Apart from the obviously anomalous and incorrect references in subsection (7) to paragraphs (a) and (b) of section 7, which drafting error appears to have been replicated from the precursor Regulations, the meaning of the above-cited provisions is unmistakably clear. The entitlement of a whistleblower to the prescribed monetary reward is contingent upon the detection and prosecution of an exchange control offence and the consequent recovery and forfeiture of funds or the recovery of funds per se notwithstanding that no prosecution of an offence is instituted. In both scenarios the common and essential prerequisite is the recovery of convertible foreign currency. Once such recovery is effected, the informant is entitled to be awarded 10% of the amount recovered. If no recovery is effected, the informant is entitled to nothing.
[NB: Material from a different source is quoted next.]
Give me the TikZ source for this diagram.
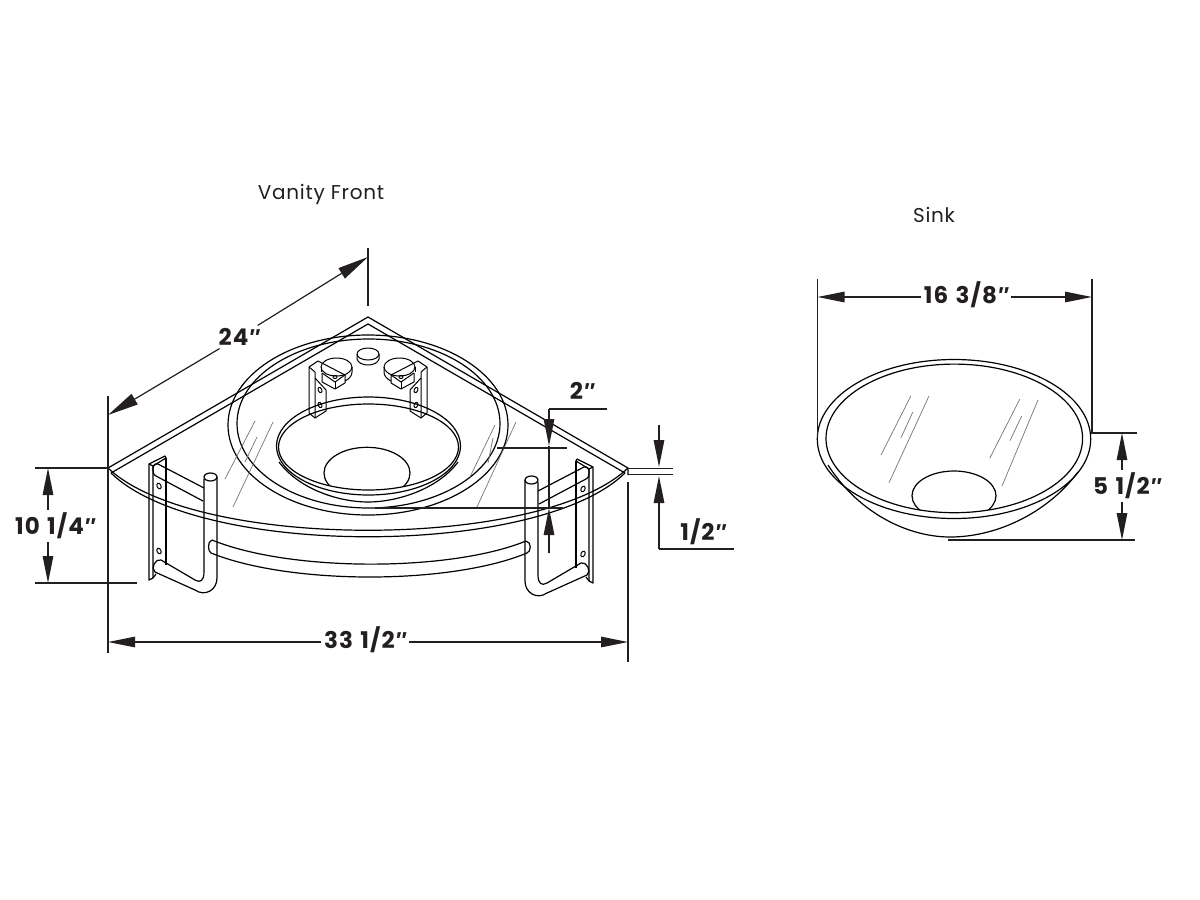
\documentclass[tikz,border=0pt]{standalone}
\usepackage{fontspec}
\setmainfont{Poppins}
\newfontfamily\dimfont[LetterSpace=4.5,WordSpace=1.25]{Poppins}
\newfontfamily\titlefont[LetterSpace=3.5]{Poppins}
\newfontfamily\primefont{Liberation Sans}
\newcommand{\inch}{{\primefont\itshape\bfseries ″}}
\usetikzlibrary{arrows.meta}
\definecolor{inkdark}{HTML}{231F20}
\tikzstyle{part} = [draw=black, line width=1.2pt, line join=round]
\tikzstyle{fine} = [draw=black, line width=1pt, line join=round]
\tikzstyle{glass} = [draw=black!55, line width=0.7pt]
\tikzstyle{dim} = [draw=inkdark, line width=1.2pt]
\tikzstyle{tip} = [dim, -{Triangle[length=27pt,width=10.5pt]}]
\tikzstyle{longtip} = [dim, -{Triangle[length=31pt,width=12pt]}]
\tikzstyle{size} = [font=\dimfont\bfseries\fontsize{23}{27}\selectfont, text=inkdark, inner sep=0pt, outer sep=3pt]
\tikzstyle{title} = [font=\titlefont\fontsize{20}{24}\selectfont, text=inkdark, inner sep=0pt]
\newcommand{\wallbracket}{%
  \path [part] (149,464) -- (165,456) -- (166,458) -- (153,466) -- cycle;
  \path [part] (149,464) -- (149,580) -- (153,578) -- (153,466);
  \path [part] (166,458) -- (166,565);
  \path [part] (153,578) -- (156,574);
  \path [fine] (159,486) ellipse [x radius=2, y radius=3, rotate=25];
  \path [fine] (159,551) ellipse [x radius=2, y radius=3, rotate=25];
  \path [part] (204,488) -- (158,464) .. controls (152,462) and (151,474) .. (156,476) -- (203,501);
  \path [part] (210.5,477) ellipse [x radius=6.5, y radius=4];
  \path [part] (204,479) -- (204,572) .. controls (204,581) and (200,583) .. (195,580)
    -- (161,560) .. controls (156,558) and (150,568) .. (155,572) -- (195,590)
    .. controls (205,597) and (217,590) .. (217,578) -- (217,477);
}
\newcommand{\tapblock}{%
  \path [fine] (309,367) -- (318,361) -- (345,375) -- (335,382) -- (322,373);
  \path [fine] (309,367) -- (309,413) -- (315,418) -- (326,411) -- (326,390) -- (315,378);
  \path [fine] (309,367) -- (315,372) -- (315,418);
  \path [fine] (322,373) -- (322,382) -- (335,389) -- (345,383) -- (345,375);
  \path [fine] (335,382) -- (335,389);
  \path [fine] (336.5,367) ellipse [x radius=15.5, y radius=9];
  \path [fine] (321,367) -- (321,372);
  \path [fine] (352,367) -- (352,372) .. controls (352,376) and (349,379) .. (345,381);
  \path [fine] (335,377) ellipse [x radius=2, y radius=1.5];
  \path [fine] (320,390) ellipse [x radius=1.8, y radius=2.8, rotate=25];
  \path [fine] (320,405) ellipse [x radius=1.8, y radius=2.8, rotate=25];
}
\begin{document}
\begin{tikzpicture}[x=1pt, y=-1pt]
  \useasboundingbox (0,0) rectangle (1200,900);

  \node [title] (front) at (321,194) {Vanity Front};
  \node [title] (sink) at (934,215) {Sink};

  % counter top
  \path [part] (108,468) -- (368,317) -- (628,468) -- (628,475);
  \path [part] (111,473) -- (368,324) -- (625,473);
  \path [part] (108,468) .. controls (195,551) and (541,551) .. (628,468);
  \path [part] (111,473) .. controls (198,558) and (538,558) .. (625,473);

  % basin
  \path [part] (368,425) ellipse [x radius=140, y radius=90];
  \path [part] (368.5,423.5) ellipse [x radius=131.5, y radius=84.5];
  \path [part] (368.5,446) ellipse [x radius=92, y radius=49];
  \path [part] (368.5,447) ellipse [x radius=90, y radius=43];
  \path [part] (279,462) .. controls (300,490) and (340,502) .. (368,502) .. controls (396,502) and (437,490) .. (458,462);
  \begin{scope}
    \clip (368.5,447) ellipse [x radius=90, y radius=43];
    \path [part] (367,473) ellipse [x radius=43, y radius=25.7];
  \end{scope}
  \path [fine] (368,354) ellipse [x radius=11, y radius=6];
  \path [fine] (357,354) -- (357,359) .. controls (359,367) and (377,367) .. (379,359) -- (379,354);
  \tapblock
  \begin{scope}[shift={(736,0)}, xscale=-1]
    \tapblock
  \end{scope}

  % reflections
  \path [glass] (255,421) -- (225,479);
  \path [glass] (257,437) -- (245,462);
  \path [glass] (273,422) -- (233,507);
  \path [glass] (495,425) -- (470,477);
  \path [glass] (493,438) -- (488,463);
  \path [glass] (516,422) -- (477,507);

  % brackets and towel bar
  \wallbracket
  \begin{scope}[shift={(742,3)}, xscale=-1]
    \wallbracket
  \end{scope}
  \path [part] (526,541) .. controls (450,572) and (290,572) .. (212,540)
    .. controls (207,541) and (208,552) .. (211,553)
    .. controls (290,585) and (450,585) .. (527,553)
    .. controls (531,552) and (532,542) .. (526,541);

  % sink
  \path [part] (954,439) ellipse [x radius=136.7, y radius=79.5];
  \path [part] (954.3,438.4) ellipse [x radius=128.3, y radius=74.3];
  \path [part] (828,465) .. controls (860,515) and (910,537) .. (950,537) .. controls (1000,537) and (1050,510) .. (1078,472);
  \begin{scope}
    \clip (954.3,438.4) ellipse [x radius=128.3, y radius=74.3];
    \path [part] (954,495.7) ellipse [x radius=42, y radius=24.7];
  \end{scope}
  \path [glass] (911,395.7) -- (881,455);
  \path [glass] (912.7,412.3) -- (901,437.7);
  \path [glass] (929,396) -- (889,482.7);
  \path [glass] (1019.7,399.3) -- (989.7,458.3);
  \path [glass] (1021.7,416) -- (1010,440.7);
  \path [glass] (1038,400) -- (1002,486);

  % dimension labels
  \node [size] (depth) at (239,337) {24\inch};
  \node [size] (width) at (365,640) {33 1/2\inch};
  \node [size] (height) at (55,526) {10 1/4\inch};
  \node [size] (setback) at (582,391) {2\inch};
  \node [size] (thick) at (703,532) {1/2\inch};
  \node [size] (sinkw) at (966,295) {16 3/8\inch};
  \node [size] (sinkh) at (1127,486) {5 1/2\inch};

  % 24 in
  \coordinate (d1) at (108,396);
  \coordinate (d2) at (108,653);
  \coordinate (d3) at (368,248);
  \coordinate (d4) at (368,306);
  \coordinate (d5) at (108,415);
  \coordinate (d6) at (368,257);
  \path [dim] (d1) -- (d2);
  \path [dim] (d3) -- (d4);
  \path [longtip] (depth) -- (d5);
  \path [longtip] (depth) -- (d6);

  % 33 1/2 in
  \coordinate (w1) at (628,482);
  \coordinate (w2) at (628,662);
  \coordinate (w3) at (108,642);
  \coordinate (w4) at (628,642);
  \path [dim] (w1) -- (w2);
  \path [tip] (width.east |- w3) -- (w4);
  \path [tip] (width.west |- w3) -- (w3);

  % 10 1/4 in
  \coordinate (h1) at (35,468);
  \coordinate (h2) at (108,468);
  \coordinate (h3) at (35,583);
  \coordinate (h4) at (137,583);
  \coordinate (h5) at (48,468);
  \coordinate (h6) at (48,583);
  \path [dim] (h1) -- (h2);
  \path [dim] (h3) -- (h4);
  \path [tip] (height.north -| h5) -- (h5);
  \path [tip] (height.south -| h6) -- (h6);

  % 2 in
  \coordinate (s1) at (607,409);
  \coordinate (s2) at (549,409);
  \coordinate (s3) at (549,446);
  \coordinate (s4) at (549,508);
  \coordinate (s5) at (549,553);
  \coordinate (s6) at (497,448);
  \coordinate (s7) at (567,448);
  \coordinate (s8) at (375,508);
  \coordinate (s9) at (563,508);
  \path [dim] (s1) -- (s2);
  \path [tip] (s2) -- (s3);
  \path [dim] (s3) -- (s4);
  \path [tip] (s5) -- (s4);
  \path [dim] (s6) -- (s7);
  \path [dim] (s8) -- (s9);

  % 1/2 in
  \coordinate (t1) at (628,468.5);
  \coordinate (t2) at (673,468.5);
  \coordinate (t3) at (628,474.5);
  \coordinate (t4) at (673,474.5);
  \coordinate (t5) at (659,425);
  \coordinate (t6) at (659,467);
  \coordinate (t7) at (659,476);
  \coordinate (t8) at (659,549);
  \coordinate (t9) at (734,549);
  \path [dim] (t1) -- (t2);
  \path [dim] (t3) -- (t4);
  \path [tip] (t5) -- (t6);
  \path [tip] (t8) -- (t7);
  \path [dim] (t8) -- (t9);

  % 16 3/8 in
  \coordinate (k1) at (817.5,279);
  \coordinate (k2) at (817.5,437);
  \coordinate (k3) at (1092,279);
  \coordinate (k4) at (1092,432);
  \coordinate (k5) at (817.5,297);
  \coordinate (k6) at (1092,297);
  \path [dim] (k1) -- (k2);
  \path [dim] (k3) -- (k4);
  \path [tip] (sinkw.west |- k5) -- (k5);
  \path [tip] (sinkw.east |- k6) -- (k6);

  % 5 1/2 in
  \coordinate (m1) at (1091,433);
  \coordinate (m2) at (1137,433);
  \coordinate (m3) at (948,540);
  \coordinate (m4) at (1135,540);
  \coordinate (m5) at (1122,433);
  \coordinate (m6) at (1122,540);
  \path [dim] (m1) -- (m2);
  \path [dim] (m3) -- (m4);
  \path [tip] (sinkh.north -| m5) -- (m5);
  \path [tip] (sinkh.south -| m6) -- (m6);
\end{tikzpicture}
\end{document}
In this regard, Mr. Mandizha’s submission that the imposition of a fine is tantamount to recovery is patently untenable. Where an offence is committed, the convicting court is empowered and enjoined by section 7 of the Act both to impose a monetary fine and to order the forfeiture of any moneys recovered, as cumulative and separate penalties. It is quite absurd to equate the imposition of a pecuniary penalty for the commission of an offence with the recovery and forfeiture of the moneys used or deployed to commit that offence. The two processes are manifestly distinct, both in their objectives and in their consequences. Moreover, there can be no doubt as to the nature of the recovery to be made and the reward to be paid. Both must be effected in convertible foreign currency. The entire provision is predicated and formulated on that premise.


Disposition

Consequent upon the findings made earlier the plaintiff has succeeded in showing that he was the provider of the requisite prosecutable proof of the offences committed by the NMB Bank and that the bank was duly convicted and penalised on the basis of the information that he had furnished. However, he has failed to clear the second hurdle confronting his claim, viz. to establish that any convertible foreign currency was recovered pursuant to that information or the assistance that he had afforded to the relevant authorities. In the result, his claim must be dismissed with costs.